Auto Data Balancing in Confluent Platform

The confluent-rebalancer tool balances data so that the number of leaders and disk usage are even across brokers and racks on a per topic and cluster level while minimizing data movement. It also integrates closely with the replication quotas feature in Apache Kafka® to dynamically throttle data-balancing traffic.

The tool is part of Confluent Platform and can also be installed on its own using the confluent-rebalancer package.

Important

  • The Manage Self-Balancing Kafka Clusters in Confluent Platform feature is the preferred alternative to Auto Data Balancer, starting in Confluent Platform 6.0.0. For a detailed feature comparison, see Self-Balancing vs. Auto Data Balancer.
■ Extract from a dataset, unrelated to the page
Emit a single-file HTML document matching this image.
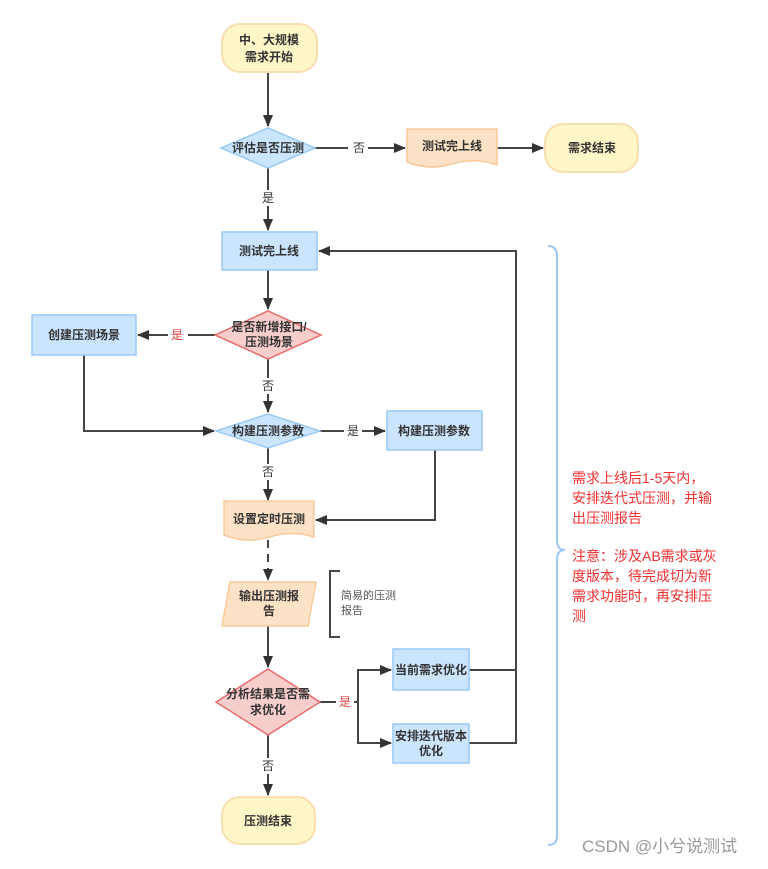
<!DOCTYPE html>
<html><head><meta charset="utf-8"><style>
body{margin:0;background:#fff;width:768px;height:864px;overflow:hidden}
text{font-family:"Liberation Sans","Noto Sans CJK SC",sans-serif}
.b{font-size:12px;font-weight:bold;fill:#333;text-anchor:middle}
.l{font-size:12px;fill:#333;text-anchor:middle}
</style></head><body>
<svg width="768" height="864" xmlns="http://www.w3.org/2000/svg">
<defs><marker id="a" markerWidth="12" markerHeight="10" refX="11" refY="5" orient="auto" markerUnits="userSpaceOnUse"><path d="M0,0L12,5L0,10Z" fill="#333"/></marker></defs>
<g stroke="#444" stroke-width="2" fill="none">
<path d="M268 72V126" marker-end="url(#a)"/>
<path d="M315 148H405" marker-end="url(#a)"/>
<path d="M497 148H543" marker-end="url(#a)"/>
<path d="M268 168V230" marker-end="url(#a)"/>
<path d="M268 270V309" marker-end="url(#a)"/>
<path d="M215 335H138" marker-end="url(#a)"/>
<path d="M268 359V412" marker-end="url(#a)"/>
<path d="M84 355V431H214" marker-end="url(#a)"/>
<path d="M320 431H385" marker-end="url(#a)"/>
<path d="M268 448V500" marker-end="url(#a)"/>
<path d="M435 450V520H316" marker-end="url(#a)"/>
<path d="M268 540V580" stroke-dasharray="8,6" marker-end="url(#a)"/>
<path d="M268 626V667" marker-end="url(#a)"/>
<path d="M320 702H358V670H391" marker-end="url(#a)"/>
<path d="M358 702V743H391" marker-end="url(#a)"/>
<path d="M268 735V795" marker-end="url(#a)"/>
<path d="M469 670H516V251H319" marker-end="url(#a)"/>
<path d="M469 743H516V670"/>
<path d="M340 571H330V637H340"/>
</g>
<path d="M548 246Q557 246 557 256V540Q557 550 565 550Q557 550 557 560V836Q557 845 548 845" stroke="#9cc8f5" stroke-width="2" fill="none"/>
<rect x="222" y="24" width="95" height="48" rx="18" fill="#fff6c7" stroke="#f9dfb0" stroke-width="2"/>
<text class="b" x="269" y="44">中、大规模</text><text class="b" x="269" y="61">需求开始</text>
<path d="M221 148L268 128L315 148L268 168Z" fill="#cce5ff" stroke="#99c9f5" stroke-width="1.5"/>
<text class="b" x="268" y="152">评估是否压测</text>
<rect x="348" y="140" width="20" height="16" fill="#fff"/><text class="l" x="359" y="152">否</text>
<path d="M407 129H497V165Q475 157 452 164T407 162Z" fill="#fde2c6" stroke="#f8c99a" stroke-width="1.5"/>
<text class="b" x="452" y="150">测试完上线</text>
<rect x="545" y="124" width="93" height="48" rx="18" fill="#fff6c7" stroke="#f9dfb0" stroke-width="2"/>
<text class="b" x="592" y="152">需求结束</text>
<rect x="259" y="190" width="18" height="16" fill="#fff"/><text class="l" x="268" y="202">是</text>
<rect x="222" y="232" width="95" height="38" fill="#cce5ff" stroke="#99c9f5" stroke-width="1.5"/>
<text class="b" x="269" y="255">测试完上线</text>
<path d="M215 335L268 311L321 335L268 359Z" fill="#f8cecc" stroke="#e86a6a" stroke-width="1.5"/>
<text class="b" x="269" y="331">是否新增接口/</text><text class="b" x="269" y="346">压测场景</text>
<rect x="168" y="327" width="20" height="16" fill="#fff"/><text x="177" y="339" font-size="12" fill="#e04040" text-anchor="middle">是</text>
<rect x="32" y="315" width="104" height="40" fill="#cce5ff" stroke="#99c9f5" stroke-width="1.5"/>
<text class="b" x="84" y="339">创建压测场景</text>
<rect x="259" y="378" width="18" height="16" fill="#fff"/><text class="l" x="268" y="390">否</text>
<path d="M216 431L268 414L320 431L268 448Z" fill="#cce5ff" stroke="#99c9f5" stroke-width="1.5"/>
<text class="b" x="268" y="435">构建压测参数</text>
<rect x="344" y="423" width="18" height="16" fill="#fff"/><text class="l" x="353" y="435">是</text>
<rect x="387" y="411" width="95" height="39" fill="#cce5ff" stroke="#99c9f5" stroke-width="1.5"/>
<text class="b" x="434" y="435">构建压测参数</text>
<rect x="259" y="464" width="18" height="16" fill="#fff"/><text class="l" x="268" y="476">否</text>
<path d="M224 501H314V537Q292 530 269 537T224 535Z" fill="#fde2c6" stroke="#f8c99a" stroke-width="1.5"/>
<text class="b" x="269" y="523">设置定时压测</text>
<path d="M230 582H316L308 626H222Z" fill="#fde2c6" stroke="#f8c99a" stroke-width="1.5"/>
<text class="b" x="269" y="600">输出压测报</text><text class="b" x="269" y="615">告</text>
<text x="341" y="599" font-size="11" fill="#555">简易的压测</text>
<text x="341" y="614" font-size="11" fill="#555">报告</text>
<path d="M216 702L268 669L320 702L268 735Z" fill="#f8cecc" stroke="#e86a6a" stroke-width="1.5"/>
<text class="b" x="268" y="698">分析结果是否需</text><text class="b" x="268" y="714">求优化</text>
<rect x="336" y="694" width="18" height="16" fill="#fff"/><text x="345" y="706" font-size="12" fill="#e04040" text-anchor="middle">是</text>
<rect x="393" y="649" width="76" height="41" fill="#cce5ff" stroke="#99c9f5" stroke-width="1.5"/>
<text class="b" x="431" y="674">当前需求优化</text>
<rect x="393" y="724" width="76" height="39" fill="#cce5ff" stroke="#99c9f5" stroke-width="1.5"/>
<text class="b" x="431" y="740">安排迭代版本</text><text class="b" x="431" y="755">优化</text>
<rect x="259" y="758" width="18" height="16" fill="#fff"/><text class="l" x="268" y="770">否</text>
<rect x="222" y="797" width="93" height="47" rx="18" fill="#fff6c7" stroke="#f9dfb0" stroke-width="2"/>
<text class="b" x="268" y="825">压测结束</text>
<g font-size="14" fill="#f03030">
<text x="572" y="483">需求上线后1-5天内，</text>
<text x="572" y="503">安排迭代式压测，并输</text>
<text x="572" y="523">出压测报告</text>
<text x="572" y="561">注意：涉及AB需求或灰</text>
<text x="572" y="581">度版本，待完成切为新</text>
<text x="572" y="601">需求功能时，再安排压</text>
<text x="572" y="621">测</text>
</g>
<text x="582" y="852" font-size="17" fill="#999">CSDN @小兮说测试</text>
</svg>
</body></html>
  • Do not use Auto Data Balancer and the log directory cordoning feature, added in Confluent Platform 8.3, together. The two features can conflict and lead to unexpected behavior.

  • Auto Data Balancer and Self-Balancing cannot be used together. If you want to run Auto Data Balancer, you must first make sure that Self-Balancing is off.

  • If Configure Multi-Region Clusters in Confluent Platform is enabled and a topic is created with a replica placement policy, Auto Data Balancer will redistribute the preferred leaders among all racks that have replicas.